Common mistakes when selecting structural calculation software

• Choosing based only on brand familiarity rather than workflow fit.
• Ignoring report quality and checkability during trials.
• Testing software on demo examples instead of real project models.
• Underestimating the training burden for junior and mid-level engineers.
• Assuming BIM compatibility is seamless without validating import and export workflows.
• Not reviewing how the software handles code updates and version control.

A practical buying process for engineering firms

A disciplined procurement process usually produces a better outcome than a quick vendor comparison. Start by listing your last ten projects and categorizing them by structural type, material, complexity, code region, and deliverable requirements. Then score your current pain points, such as slow setup, difficult reporting, poor model exchange, or limited advanced analysis capability. After that, short-list software categories instead of individual products first. This helps prevent your evaluation from becoming too sales-led in the early stage.

Next, run at least one real project benchmark through each candidate platform. Measure setup time, analysis transparency, report clarity, and revision handling. Include both a senior engineer and a day-to-day project designer in the evaluation. Senior leaders may care most about capability, while production teams often reveal whether the tool is efficient enough for repeated use. Finally, estimate the first-year total cost of ownership and compare it against plausible time savings and quality improvements.

Final takeaways

The best structural calculation software is the one that aligns with your engineering risk profile, production workflow, and future growth. For many firms, the winning solution is not the most advanced program available, but the one that reliably combines adequate analysis depth with efficient modeling, transparent reports, and strong interoperability.
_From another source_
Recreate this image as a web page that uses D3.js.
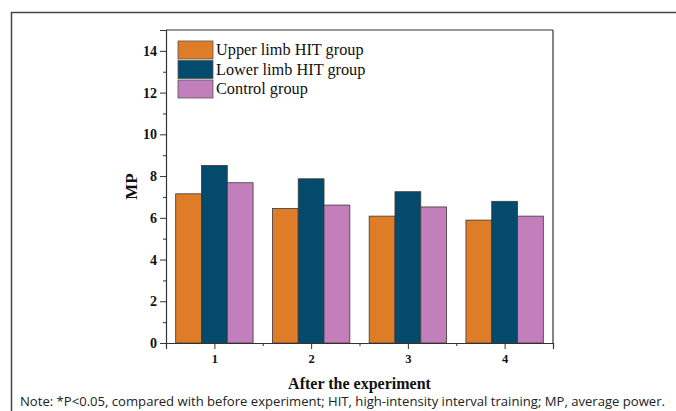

Small offices often benefit most from speed and simplicity. Larger multidisciplinary teams often benefit from scalable collaboration, code coverage, and deeper BIM integration. Specialized bridge and high-complexity projects may justify advanced analysis platforms even with a steeper learning curve.

Use the calculator on this page as a first-pass decision tool. It converts your priorities into a weighted recommendation profile so you can focus your research on the software category that best matches your actual work. From there, validate your short list with trial projects, code checks, and real reporting outputs before making a final purchase.

Note: This page provides decision support and educational guidance, not a substitute for professional software trials, independent verification procedures, or office-specific QA standards.